Last night as I was doing the scroll laying in bed I happened apon an excerpt that I couldn’t believe was even out there. The passage was talking about the number one reason why marriages fail is because women fail to be obedient to their husbands. Obedient? That is the number one reason marriages fail? In this day and age that is the best they come up with. They say the bible is filled with these types of arguments between woman and man. To me laying the whole failure of marriage down to just the woman in this day and age is absurd.
Let me tell you why I think marriages fail….
We live in a time where anything, anybody, every desire must be indulged. Society has taught us that life is too short. We must have a vast well of “things” to brag about. Our houses, lifestyle and relationships are constantly being scrutinized. Media has made it that we all line up for the newest technology that we all desire to be clothed in the newest fasion that as long as is all on display for the world to display we must be doing something right. We can find a new partner of any shape or size to indulge us in any given moment. In fact it seems multiple partners are encouraged as long as we are made aware of it before the actual act is even a thought. To me it seems that it is alot easier to look for somebody new on the ever expanding world wide web. There are apps for every type of fetish you have out there. We have made the world a socially acceptable place for everybody to live the world as it makes them happiest. This is why marriages fail. We stop connecting on an intimate level with our spouse. Our spouse was supposed to be our partner in life. The greatest gift is watching your family grow, not having the latest arm candy of the moment. Life is meant to be lived, explored, loved. And like most mamals we live in a pack, that pack is our family. Together facing whatever the world has to throw at you as together you are only has strong as your weakest link and together the world doesn’t feel scarey. We are free to explore and discover ourselves in a safe space because we know we have the ultimate gift and that is family surrounded by love.
It went on to talk about how the man expects that a wife does certain things. That to me is absolute trash. Me and my husband are a partnership. He does help around the house but it is really not expected or encouraged. My husband works full time in a very demanding, physical job. Our decision for me to leave my job was a mutual decision that we knew would benefit our family in the long run. I like to think of my “job” (if one needs to have a title) as the best job on Earth ❤ My days are filled with teaching and playing with my son. I am getting him prepared for the man that I know he is destined to become. I get to live with so many animals and I am surrounded by alot of my favourtie trinkets. My husband indulges every zany idea I have. I have a giant makeup/dressing closet, I have a space for my esthetics and I even have a lil office cubby space just off the kitchen. I am free to cook and bake whatever I like to provide nutrition for my family. The house I like to keep as clean as one can with a 17 month old and a small zoo running around. I am free to interact with my neighbors, my community and my environment in any way that I can. In the Spring I look forward to gardening and trying my luck at growing Roses. Not any of those things that I mentioned means I am obedient to my husband. It means I am active and present in my life. The definiton of mom is as follows: "A mother is a protector, disciplinarian and friend. A mother is a selfless, loving human who must sacrifice many of their wants and needs for the wants and needs of their children. A mother works hard to make sure their child is equipped with the knowledge, skills and abilities to make it as a competent human being." A mother is a child's first teacher so taking the time to ensure these skills are acquired is the best gift. That is my job right now. Everything else that I do on a day to day basis is out of pride. We all feel better when we live in a clean space. I make it a game everyday to see if I can somehow get all 3 levels clean. The answer is usually a no but sometimes you can get enough done in one day that it seems like a possibility for tomorrow. I like to live the life that I was born to live and taking pride in my living space is important. The key is that if both partners are on the same page with their expectations then the rest comes easy.

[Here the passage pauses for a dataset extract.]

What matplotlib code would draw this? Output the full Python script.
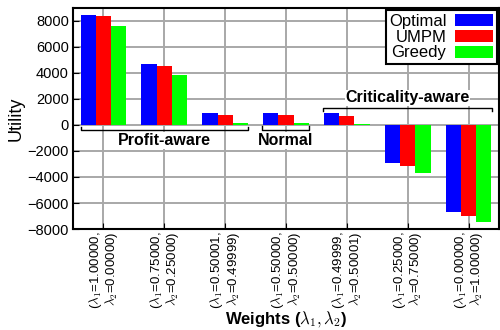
import numpy as np
import matplotlib
matplotlib.use("Agg")
import matplotlib.pyplot as plt
from matplotlib.patches import Patch

plt.rcParams["font.family"] = ["Liberation Sans", "DejaVu Sans"]
plt.rcParams["mathtext.fontset"] = "cm"

## DADOS ##
weights = [
    ("1.00000", "0.00000"),
    ("0.75000", "0.25000"),
    ("0.50001", "0.49999"),
    ("0.50000", "0.50000"),
    ("0.49999", "0.50001"),
    ("0.25000", "0.75000"),
    ("0.00000", "1.00000"),
]
series_names = ["Optimal", "UMPM", "Greedy"]
optimal = [8450, 4690, 920, 920, 900, -2920, -6700]
umpm = [8380, 4540, 770, 750, 700, -3150, -7000]
greedy = [7600, 3850, 150, 120, 100, -3700, -7460]
colors = ["#0000ff", "#ff0000", "#00ff00"]

# grupos anotados: (rotulo, primeiro grupo, ultimo grupo)
groups = [("Profit-aware", 1, 3), ("Normal", 4, 4), ("Criticality-aware", 5, 7)]

fig = plt.figure(figsize=(5, 3.3), dpi=100)
ax = fig.add_axes([0.146, 0.306, 0.852, 0.670])

x = np.arange(1, len(weights) + 1)
width = 0.25
for i, (vals, c) in enumerate(zip([optimal, umpm, greedy], colors)):
    ax.bar(x + (i - 1) * width, vals, width, color=c, zorder=3)

ax.set_xlim(0.5, len(weights) + 0.5)
ax.set_ylim(-8000, 9000)
ax.set_yticks(np.arange(-8000, 8001, 2000))
ax.set_xticks(x)
labels = [f"($\\lambda_1$={a},\n$\\lambda_2$={b})" for a, b in weights]
ax.set_xticklabels(labels, rotation=90, fontsize=9.5, multialignment="right",
                   linespacing=0.95)
ax.tick_params(axis="y", labelsize=10.5, direction="in", length=4, pad=3)
ax.tick_params(axis="x", direction="in", length=4, pad=2)
ax.grid(True, color="#a8a8a8", linewidth=1.4, zorder=0)
for s in ax.spines.values():
    s.set_linewidth(1.5)

ax.set_ylabel("Utility", fontsize=13, labelpad=2)
ax.set_xlabel("Weights ($\\lambda_1, \\lambda_2$)", fontsize=12,
              fontweight="bold", labelpad=0)

# colchetes das anotacoes
def bracket(x0, x1, y, dy, label, ty):
    ax.plot([x0, x0, x1, x1], [y + dy, y, y, y + dy], color="black", lw=1, zorder=4)
    ax.text((x0 + x1) / 2, ty, label, ha="center", va="center", fontsize=11.5,
            fontweight="bold", zorder=5,
            bbox=dict(facecolor="white", edgecolor="none", pad=0.5))

name, a, b = groups[0]
bracket(a - 0.37, b + 0.37, -380, 250, name, -1200)
name, a, b = groups[1]
bracket(a - 0.4, b + 0.37, -350, 250, name, -1200)
name, a, b = groups[2]
bracket(a - 0.4, b + 0.39, 1300, -250, name, 2100)

handles = [Patch(facecolor=c, edgecolor="none") for c in colors]
leg = ax.legend(handles, series_names, loc="upper right", markerfirst=False,
                fontsize=12, handlelength=2.3, handleheight=0.75,
                borderaxespad=0.15, handletextpad=0.5, labelspacing=0.05,
                borderpad=0.2, fancybox=False, framealpha=1)
leg.get_frame().set_edgecolor("black")
leg.get_frame().set_linewidth(1.5)
for t in leg.get_texts():
    t.set_ha("right")

fig.savefig("out.png", dpi=100)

Sitting at home one can get distracted but I keep my days filled with all of the above mentioned as well as reading for knowledge, watching important documentaries to gain more insight on animal behaviours and development, writing down my thoughts (as I am doing right now) and fundraising. Once we all gravitate towards the life that we were meant to live you will see that your pathway seems to light out. Life will never be perfect and marriage will never be easy we have accessibility to immediate gratification for that. My fear is maybe we will all end up as singles in retirement homes. Just imagine how much tinder will change in that time and how much more removed and desensitized from our own lives we become as we allow social media to take over our time. So now I ask the question who really is obedient here? Isn’t it all of us who has become obedient and a slave to social media?